Requirement => Locate every line in the records below that holds the word "seaborn" and return each one.
--------------------------------
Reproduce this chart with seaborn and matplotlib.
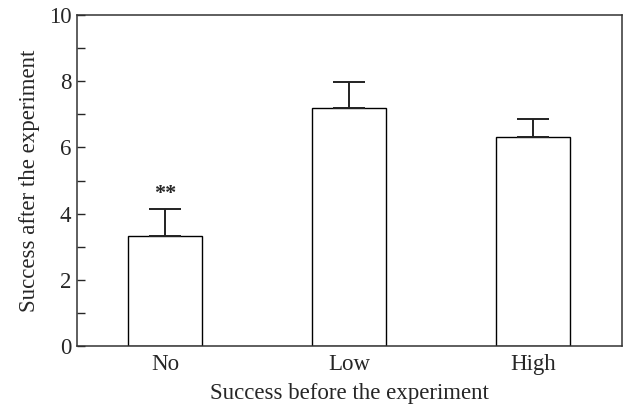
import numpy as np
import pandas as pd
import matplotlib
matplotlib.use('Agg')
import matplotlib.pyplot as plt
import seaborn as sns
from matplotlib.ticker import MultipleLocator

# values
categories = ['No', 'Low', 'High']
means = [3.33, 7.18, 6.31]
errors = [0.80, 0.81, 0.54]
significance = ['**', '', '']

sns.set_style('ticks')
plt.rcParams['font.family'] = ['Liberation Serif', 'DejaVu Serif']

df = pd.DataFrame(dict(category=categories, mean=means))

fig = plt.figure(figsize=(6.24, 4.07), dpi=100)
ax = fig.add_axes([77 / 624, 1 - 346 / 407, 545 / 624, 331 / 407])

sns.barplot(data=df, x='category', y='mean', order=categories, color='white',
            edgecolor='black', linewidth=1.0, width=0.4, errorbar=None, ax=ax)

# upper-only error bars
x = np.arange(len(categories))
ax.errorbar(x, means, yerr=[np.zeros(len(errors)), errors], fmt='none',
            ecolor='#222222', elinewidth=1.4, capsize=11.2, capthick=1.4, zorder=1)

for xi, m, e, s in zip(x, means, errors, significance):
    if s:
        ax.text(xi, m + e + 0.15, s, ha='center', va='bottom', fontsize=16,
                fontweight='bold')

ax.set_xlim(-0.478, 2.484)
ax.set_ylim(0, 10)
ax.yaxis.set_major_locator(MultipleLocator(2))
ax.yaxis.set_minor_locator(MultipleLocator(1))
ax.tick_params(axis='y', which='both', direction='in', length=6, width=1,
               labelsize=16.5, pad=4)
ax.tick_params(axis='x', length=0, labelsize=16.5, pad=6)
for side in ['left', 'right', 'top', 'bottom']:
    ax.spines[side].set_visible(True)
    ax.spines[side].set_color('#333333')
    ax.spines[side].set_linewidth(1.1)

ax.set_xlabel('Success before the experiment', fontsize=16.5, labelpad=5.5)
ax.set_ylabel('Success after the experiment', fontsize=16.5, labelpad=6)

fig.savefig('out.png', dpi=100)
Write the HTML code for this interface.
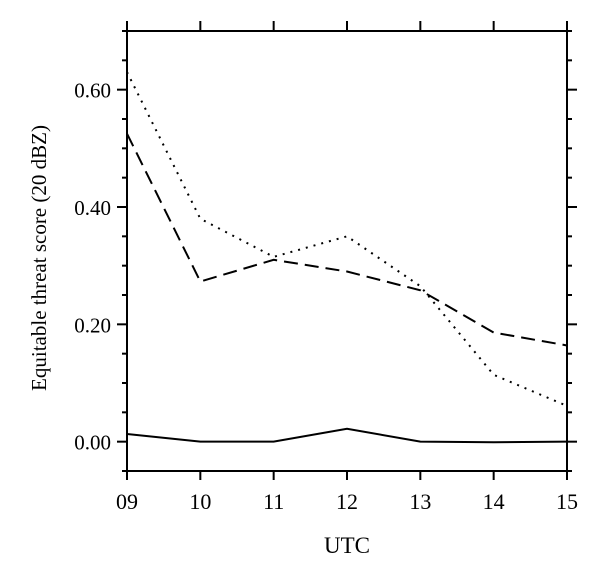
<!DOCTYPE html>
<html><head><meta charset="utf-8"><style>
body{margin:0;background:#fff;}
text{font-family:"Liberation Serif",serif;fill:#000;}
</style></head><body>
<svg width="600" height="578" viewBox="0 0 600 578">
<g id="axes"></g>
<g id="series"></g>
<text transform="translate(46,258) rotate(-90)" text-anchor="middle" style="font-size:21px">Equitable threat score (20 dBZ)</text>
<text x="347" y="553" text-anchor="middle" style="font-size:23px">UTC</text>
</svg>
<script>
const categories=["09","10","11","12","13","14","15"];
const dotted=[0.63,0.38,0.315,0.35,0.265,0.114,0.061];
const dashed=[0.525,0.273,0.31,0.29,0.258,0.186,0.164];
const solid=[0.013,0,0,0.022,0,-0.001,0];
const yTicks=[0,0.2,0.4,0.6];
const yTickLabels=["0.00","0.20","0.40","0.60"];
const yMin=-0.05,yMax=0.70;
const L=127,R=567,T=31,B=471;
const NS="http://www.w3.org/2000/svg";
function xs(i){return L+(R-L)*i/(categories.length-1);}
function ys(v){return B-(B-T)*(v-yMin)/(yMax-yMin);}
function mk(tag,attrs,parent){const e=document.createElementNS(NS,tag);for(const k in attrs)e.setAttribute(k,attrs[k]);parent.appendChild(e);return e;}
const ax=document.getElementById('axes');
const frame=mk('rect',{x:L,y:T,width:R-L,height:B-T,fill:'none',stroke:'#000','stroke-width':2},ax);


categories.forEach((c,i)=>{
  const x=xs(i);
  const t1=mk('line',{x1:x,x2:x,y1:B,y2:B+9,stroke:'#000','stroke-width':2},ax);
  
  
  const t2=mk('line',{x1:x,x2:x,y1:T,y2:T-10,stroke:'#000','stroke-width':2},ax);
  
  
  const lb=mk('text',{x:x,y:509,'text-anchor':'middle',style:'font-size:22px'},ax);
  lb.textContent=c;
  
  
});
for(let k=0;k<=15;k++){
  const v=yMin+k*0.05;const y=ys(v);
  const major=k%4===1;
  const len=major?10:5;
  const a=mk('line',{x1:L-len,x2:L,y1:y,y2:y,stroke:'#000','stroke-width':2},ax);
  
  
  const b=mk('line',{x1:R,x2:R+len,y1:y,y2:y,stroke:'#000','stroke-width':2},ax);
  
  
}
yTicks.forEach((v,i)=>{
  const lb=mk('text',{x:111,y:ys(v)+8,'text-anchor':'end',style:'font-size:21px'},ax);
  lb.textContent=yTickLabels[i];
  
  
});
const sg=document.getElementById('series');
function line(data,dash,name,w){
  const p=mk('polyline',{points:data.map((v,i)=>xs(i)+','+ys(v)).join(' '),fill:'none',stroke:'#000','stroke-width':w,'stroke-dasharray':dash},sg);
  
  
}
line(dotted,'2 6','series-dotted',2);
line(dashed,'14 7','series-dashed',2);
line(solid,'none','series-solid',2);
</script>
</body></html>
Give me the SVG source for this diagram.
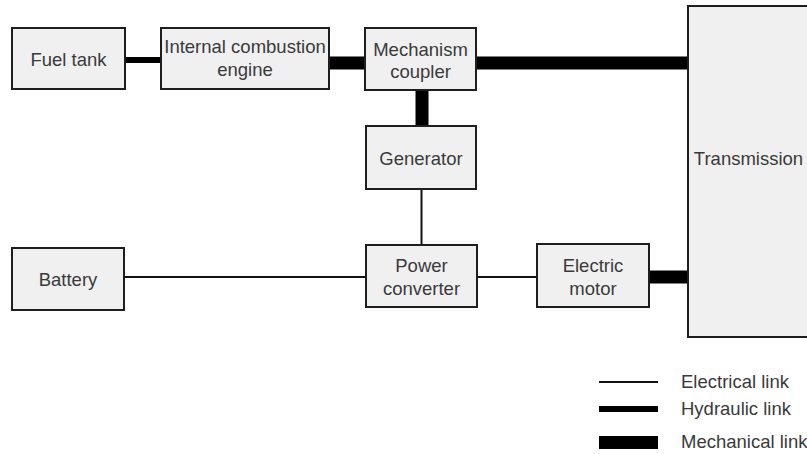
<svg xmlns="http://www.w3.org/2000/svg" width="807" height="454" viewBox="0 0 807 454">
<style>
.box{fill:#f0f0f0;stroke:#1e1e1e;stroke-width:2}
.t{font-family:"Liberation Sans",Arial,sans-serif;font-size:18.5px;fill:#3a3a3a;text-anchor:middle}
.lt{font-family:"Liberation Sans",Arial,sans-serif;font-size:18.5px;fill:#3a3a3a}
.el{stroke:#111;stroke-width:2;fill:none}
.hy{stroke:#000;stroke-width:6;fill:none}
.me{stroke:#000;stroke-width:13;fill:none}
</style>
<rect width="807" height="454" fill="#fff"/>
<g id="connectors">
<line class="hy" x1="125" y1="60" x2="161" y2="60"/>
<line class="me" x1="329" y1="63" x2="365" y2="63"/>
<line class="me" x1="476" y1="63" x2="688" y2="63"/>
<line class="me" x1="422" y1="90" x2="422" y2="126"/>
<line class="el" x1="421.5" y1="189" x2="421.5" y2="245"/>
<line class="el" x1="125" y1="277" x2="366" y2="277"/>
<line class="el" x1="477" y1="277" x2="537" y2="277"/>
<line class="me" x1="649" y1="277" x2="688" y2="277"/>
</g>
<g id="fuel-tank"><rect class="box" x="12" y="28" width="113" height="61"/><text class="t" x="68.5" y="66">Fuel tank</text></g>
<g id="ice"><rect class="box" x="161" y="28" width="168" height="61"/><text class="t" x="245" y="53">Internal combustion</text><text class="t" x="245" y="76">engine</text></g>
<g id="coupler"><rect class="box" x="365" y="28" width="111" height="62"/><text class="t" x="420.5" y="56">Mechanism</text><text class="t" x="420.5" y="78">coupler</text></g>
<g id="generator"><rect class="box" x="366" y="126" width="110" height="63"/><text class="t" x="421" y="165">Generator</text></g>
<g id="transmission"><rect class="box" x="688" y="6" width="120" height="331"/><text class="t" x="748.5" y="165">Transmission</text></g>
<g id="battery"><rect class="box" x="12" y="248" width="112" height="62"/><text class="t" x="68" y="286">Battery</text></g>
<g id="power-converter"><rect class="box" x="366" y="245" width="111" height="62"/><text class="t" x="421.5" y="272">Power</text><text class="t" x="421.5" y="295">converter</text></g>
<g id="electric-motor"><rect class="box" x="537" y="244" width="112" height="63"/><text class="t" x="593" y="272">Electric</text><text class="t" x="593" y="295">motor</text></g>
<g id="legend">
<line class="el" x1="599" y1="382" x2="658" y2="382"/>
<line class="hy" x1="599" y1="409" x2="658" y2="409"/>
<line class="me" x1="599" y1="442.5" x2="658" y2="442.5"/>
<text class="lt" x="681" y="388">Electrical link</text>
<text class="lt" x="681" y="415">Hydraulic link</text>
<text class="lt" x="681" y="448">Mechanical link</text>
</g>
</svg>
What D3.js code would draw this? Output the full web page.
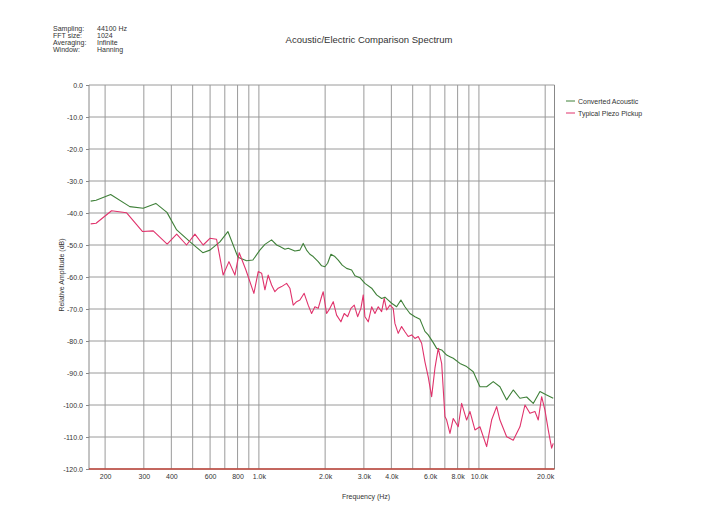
--------------------------------
Solution below =>
Reproduce this chart with seaborn and matplotlib.
import seaborn as sns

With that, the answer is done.